Mereka (kaum Farisi) melakukan kunjungan ke mana-mana, bukan terutama untuk mengajarkan keutamaan keagamaan, tetapi lebih memamerkan kesalehan pribadi, agar mendapat pujian dan simpati banyak orang. Mereka menyangka, dengan melakukan demikian, mereka telah melaksanakan perintah Taurat. Yesus amat tidak suka dengan cara hidup demikian. Yesus menghadirkan figur alternatif. Dia adalah janda miskin yang diam-diam menunjukkan sikap keberimanan dengan bersedekah. Sebuah tindakan konkret, yang tidak dimotivasi oleh semangat untuk dilihat orang. Bahkan orang pun tidak tahu kalau ia baru saja memberi seluruh yang ia miliki sebagai persembahan kepada Tuhan.
Saudara-Saudari, Umat Allah yang terkasih dalam Kristus Yesus,
Yesus menaruh perhatian kepada orang yang demikian. Janda miskin anonim yang memberi persembahan ini dipuji oleh Tuhan Yesus karena dia memberi dari kekurangannya. Kendati jumlah nominal persembahannya tidak sebanyak orang lain, dia memberikan dari seluruh nafkahnya. Hal ini tampak jelas dalam ucapan Yesus di ayat 44 yang berbunyi: “Sebab mereka semua memberi dari kelimpahannya, tetapi janda ini memberi dari kekurangannya, semua yang ada padanya, yaitu seluruh nafkahnya.” Dia berani memberi persembahan kendati dia belum berkelimpahan, bahkan harus mempertaruhkan seluruh nafkah hidupnya. Dia melakukan hal itu karena mengandalkan Tuhan sendiri. Tindakan janda miskin ini sangat kontras dengan perikop sebelumnya dimana Yesus justru mengecam para ahli Taurat yang kerap mencari kehormatan diri dan menelan rumah janda-janda (Mrk. 12:40). Allah mengukur persembahan bukan dari jumlah yang dipersembahkan tetapi dari kasih, pengabdian, dan pengorbanan yang terkandung dalam persembahan itu.

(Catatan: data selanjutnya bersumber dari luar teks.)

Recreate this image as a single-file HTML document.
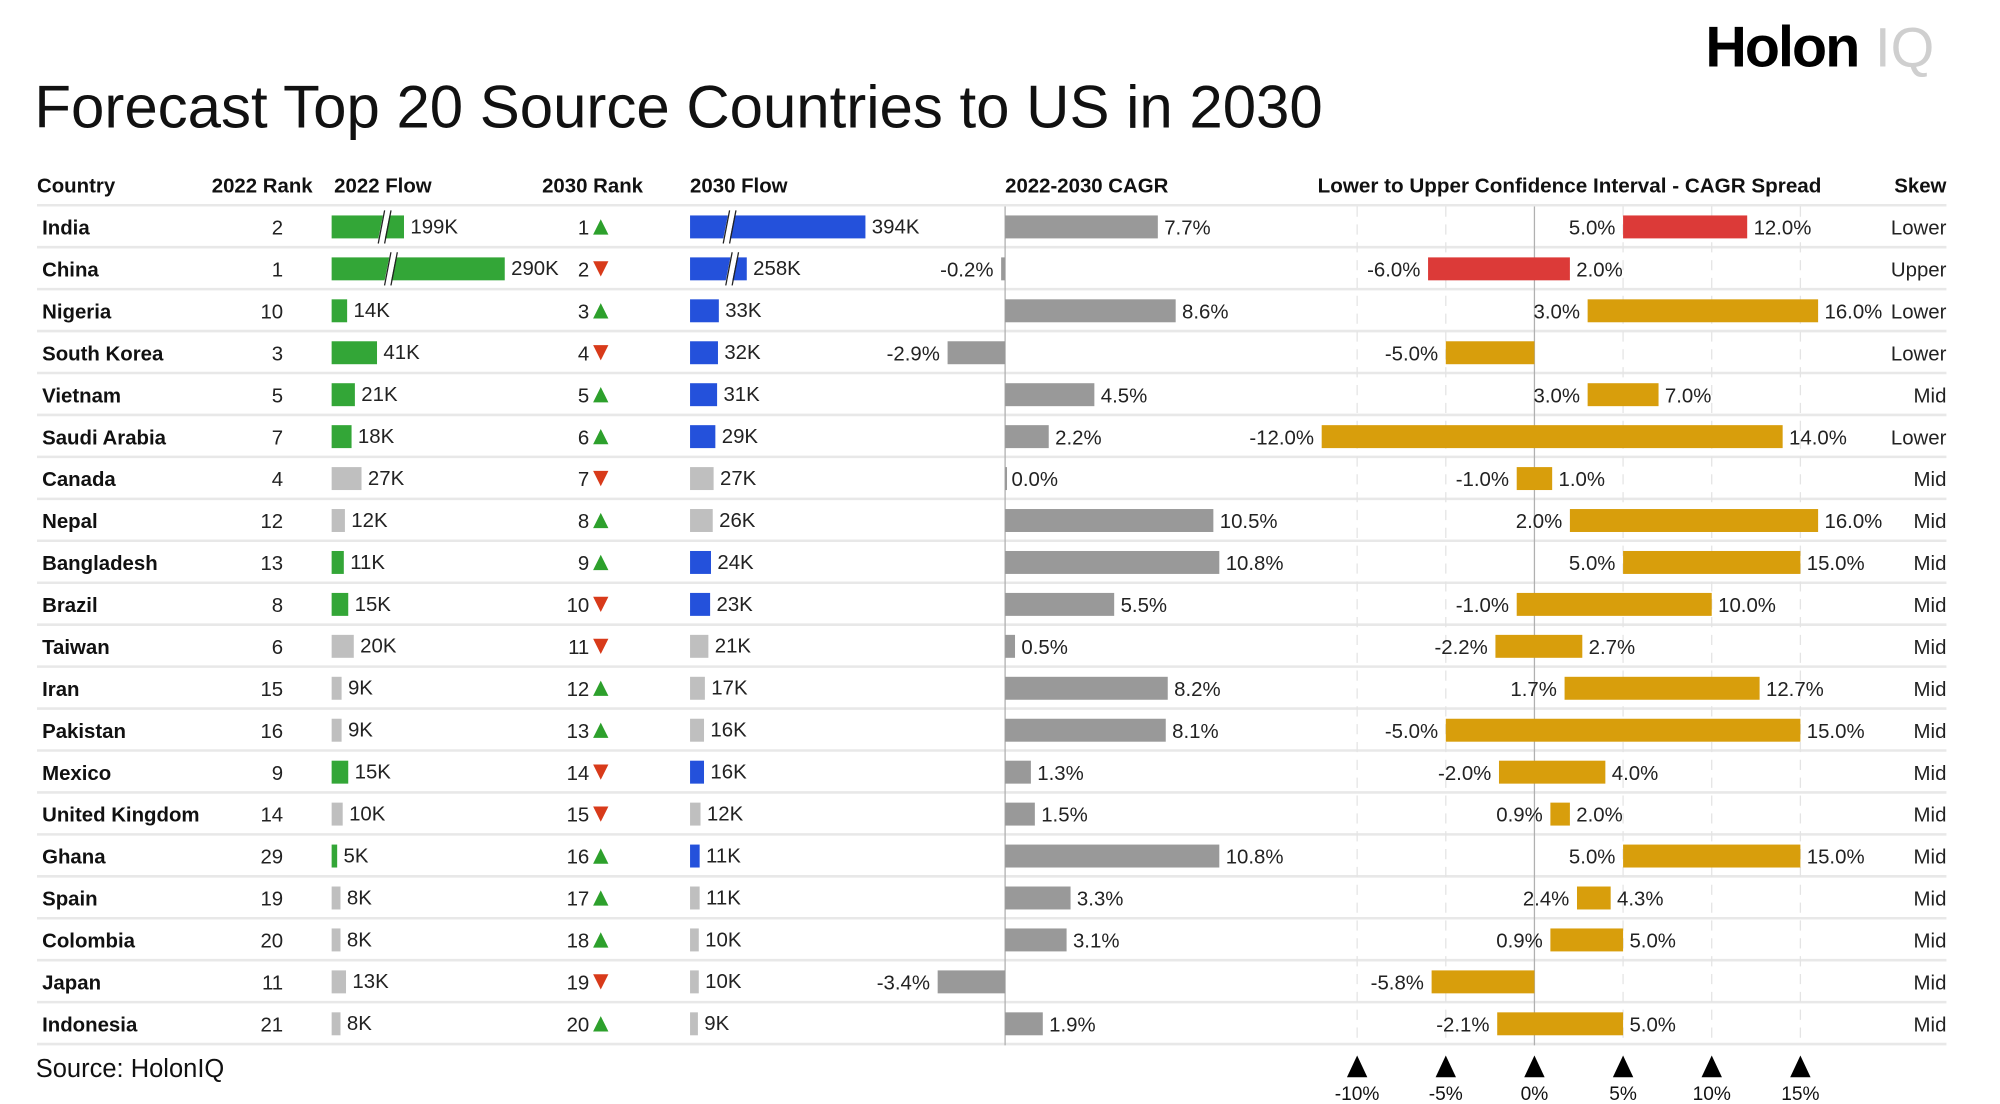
<!DOCTYPE html>
<html><head><meta charset="utf-8"><style>
html,body{margin:0;padding:0;background:#fff;}
svg{display:block;font-family:"Liberation Sans",sans-serif;}
</style></head><body>
<svg id="chart" width="2000" height="1104" viewBox="0 0 1568 866" preserveAspectRatio="none" xmlns="http://www.w3.org/2000/svg">
<text x="1337" y="52" font-size="45" font-weight="bold" fill="#000" letter-spacing="-1.5">Holon</text>
<text x="1470" y="52" font-size="44" fill="#cfcfcf">IQ</text>
<text x="27" y="100" font-size="47" fill="#111">Forecast Top 20 Source Countries to US in 2030</text>
<g font-size="16" font-weight="bold" fill="#111">
<text x="29" y="151">Country</text>
<text x="166" y="151">2022 Rank</text>
<text x="262" y="151">2022 Flow</text>
<text x="425" y="151">2030 Rank</text>
<text x="541" y="151">2030 Flow</text>
<text x="788" y="151">2022-2030 CAGR</text>
<text x="1033" y="151" textLength="395" lengthAdjust="spacingAndGlyphs">Lower to Upper Confidence Interval - CAGR Spread</text>
<text x="1526" y="151" text-anchor="end">Skew</text>
</g>
<text x="28" y="845" font-size="20" fill="#111">Source: HolonIQ</text>
<g id="grid"></g><g id="rows"></g><g id="axis"></g>
</svg>
<script>
const countries=["India","China","Nigeria","South Korea","Vietnam","Saudi Arabia","Canada","Nepal","Bangladesh","Brazil","Taiwan","Iran","Pakistan","Mexico","United Kingdom","Ghana","Spain","Colombia","Japan","Indonesia"];
const rank2022=[2,1,10,3,5,7,4,12,13,8,6,15,16,9,14,29,19,20,11,21];
const flow2022=[199,290,14,41,21,18,27,12,11,15,20,9,9,15,10,5,8,8,13,8];
const rank2030=[1,2,3,4,5,6,7,8,9,10,11,12,13,14,15,16,17,18,19,20];
const flow2030=[394,258,33,32,31,29,27,26,24,23,21,17,16,16,12,11,11,10,10,9];
const highlight=[1,1,1,1,1,1,0,0,1,1,0,0,0,1,0,1,0,0,0,0];
const cagr=[7.7,-0.2,8.6,-2.9,4.5,2.2,0.0,10.5,10.8,5.5,0.5,8.2,8.1,1.3,1.5,10.8,3.3,3.1,-3.4,1.9];
const ciLower=[5,-6,3,-5,3,-12,-1,2,5,-1,-2.2,1.7,-5,-2,0.9,5,2.4,0.9,-5.8,-2.1];
const ciUpper=[12,2,16,0,7,14,1,16,15,10,2.7,12.7,15,4,2.0,15,4.3,5,0,5];
const ciUpperLabel=[1,1,1,0,1,1,1,1,1,1,1,1,1,1,1,1,1,1,0,1];
const ciRed=[1,1,0,0,0,0,0,0,0,0,0,0,0,0,0,0,0,0,0,0];
const skew=["Lower","Upper","Lower","Lower","Mid","Lower","Mid","Mid","Mid","Mid","Mid","Mid","Mid","Mid","Mid","Mid","Mid","Mid","Mid","Mid"];
const ciTicks=[-10,-5,0,5,10,15];

const NS="http://www.w3.org/2000/svg";
const rowY=i=>178+i*32.9;
const w22=v=>v>150?v*0.868-116:v*0.868;
const w30=v=>v>150?v*0.684-132:v*0.684;
const xC=v=>788+v*15.55;
const xCI=v=>1203+v*13.9;
function mk(tag,attrs,parent,text){const e=document.createElementNS(NS,tag);for(const k in attrs)e.setAttribute(k,attrs[k]);if(text!==undefined)e.textContent=text;parent.appendChild(e);return e;}
const grid=document.getElementById('grid'),rows=document.getElementById('rows'),axis=document.getElementById('axis');
for(let i=0;i<=20;i++){const l=mk('line',{x1:29,x2:1526,y1:rowY(i)-17,y2:rowY(i)-17,stroke:'#e8e8e8','stroke-width':2},grid);

}
ciTicks.forEach(t=>{const l=mk('line',{x1:xCI(t),x2:xCI(t),y1:162,y2:820,stroke:t===0?'#b0b0b0':'#e4e4e4','stroke-width':1,'stroke-dasharray':t===0?'':'8,6'},grid);


const tr=mk('polygon',{points:`${xCI(t)-8},845 ${xCI(t)+8},845 ${xCI(t)},828`,fill:'#000'},axis);


const tx=mk('text',{x:xCI(t),y:863,'font-size':15,'text-anchor':'middle',fill:'#111'},axis,t+'%');

});
const ax=mk('line',{x1:788,x2:788,y1:162,y2:820,stroke:'#b0b0b0','stroke-width':1},grid);


function slash(x,y,p){const g=mk('g',{},p);mk('line',{x1:x-4,y1:y+12,x2:x+1,y2:y-13,stroke:'#fff','stroke-width':5},g);mk('line',{x1:x-6,y1:y+13,x2:x-1,y2:y-13,stroke:'#222','stroke-width':1},g);mk('line',{x1:x-1,y1:y+13,x2:x+4,y2:y-13,stroke:'#222','stroke-width':1},g);return g;}
countries.forEach((c,i)=>{
const y=rowY(i);
const g=mk('g',{'font-size':16,fill:'#222'},rows);


const t1=mk('text',{x:33,y:y+6,'font-weight':'bold',fill:'#111'},g,c);


const t2=mk('text',{x:222,y:y+6,'text-anchor':'end'},g,rank2022[i]);


const bw=w22(flow2022[i]);
const b1=mk('rect',{x:260,y:y-9,width:bw,height:18,fill:highlight[i]?'#33a637':'#bfbfbf'},g);


if(flow2022[i]>150){const s=slash(260+bw*(i===0?0.75:0.35),y,g);}
const l1=mk('text',{x:260+bw+5,y:y+5},g,flow2022[i]+'K');


const t3=mk('text',{x:462,y:y+6,'text-anchor':'end'},g,rank2030[i]);


const up=rank2030[i]<=rank2022[i];
const tri=mk('polygon',{points:up?`465,${y+6} 477,${y+6} 471,${y-6}`:`465,${y-6} 477,${y-6} 471,${y+6}`,fill:up?'#2da02c':'#d83a1a'},g);


const bw2=w30(flow2030[i]);
const b2=mk('rect',{x:541,y:y-9,width:bw2,height:18,fill:highlight[i]?'#2451db':'#bfbfbf'},g);


if(flow2030[i]>150){const s=slash(i===0?573:575,y,g);}
const l2=mk('text',{x:541+bw2+5,y:y+5},g,flow2030[i]+'K');


const cx=xC(cagr[i]);
const b3=mk('rect',{x:Math.min(788,cx),y:y-9,width:Math.max(Math.abs(cx-788),1.5),height:18,fill:'#999'},g);


const l3=cagr[i]<0?mk('text',{x:Math.min(cx,786)-6,y:y+6,'text-anchor':'end'},g,cagr[i].toFixed(1)+'%'):mk('text',{x:cx+5,y:y+6},g,cagr[i].toFixed(1)+'%');


const lx=xCI(ciLower[i]),hx=xCI(ciUpper[i]);
const b4=mk('rect',{x:lx,y:y-9,width:hx-lx,height:18,fill:ciRed[i]?'#dc3a38':'#d89e0c'},g);


const l4=mk('text',{x:lx-6,y:y+6,'text-anchor':'end'},g,ciLower[i].toFixed(1)+'%');


if(ciUpperLabel[i]){const l5=mk('text',{x:hx+5,y:y+6},g,ciUpper[i].toFixed(1)+'%');

}
const sk=mk('text',{x:1526,y:y+6,'text-anchor':'end'},g,skew[i]);


});
</script>
</body></html>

Pada hari ini kita semua dipanggil untuk memurnikan motivasi pelayanan dan segala bentuk tindakan kita agar selalu mengarah kepada kemuliaan allah dan menjauhi dosa. Kita bisa belajar dari kisah yang ditampilkan penginjil pada hari ini yang begitu sarat makna. Inilah sikap iman yang sempurna. Kadang kala dalam hidup ini, kita sering terjebak dalam motivasi-motivasi yang tidak murni. Semua bentuk pelayanan kita pada Allah dan sesama semata-mata dilakukan demi dipandang baik, suci, dipuji, disanjung layaknya orang Farisi yang dikecam Yesus pada hari ini. Apakah kita mau menjadi orang-orang farisi di tengah masyarakat dalam keseharian hidup kita? Yesus memberikan kita teladan yang sempurna. Seorang janda miskin yang mungkin tidak berharga di mata dunia namun begitu bernilai di mata Tuhan. Kita dipanggil untuk terus memerhatikan motivasi kita dalam melakukan sesuatu. Bisa jadi pelayanan kita disisipi motivasi tersembunyi, agar dianggap hebat, baik dan penuh pengorbanan. Pada titik ini kita terjebak dalam sikap “iman kosmetik”, agar terlihat keren, tetapi cepat pudar dan tidak bertahan dalam arus pergumulan iman.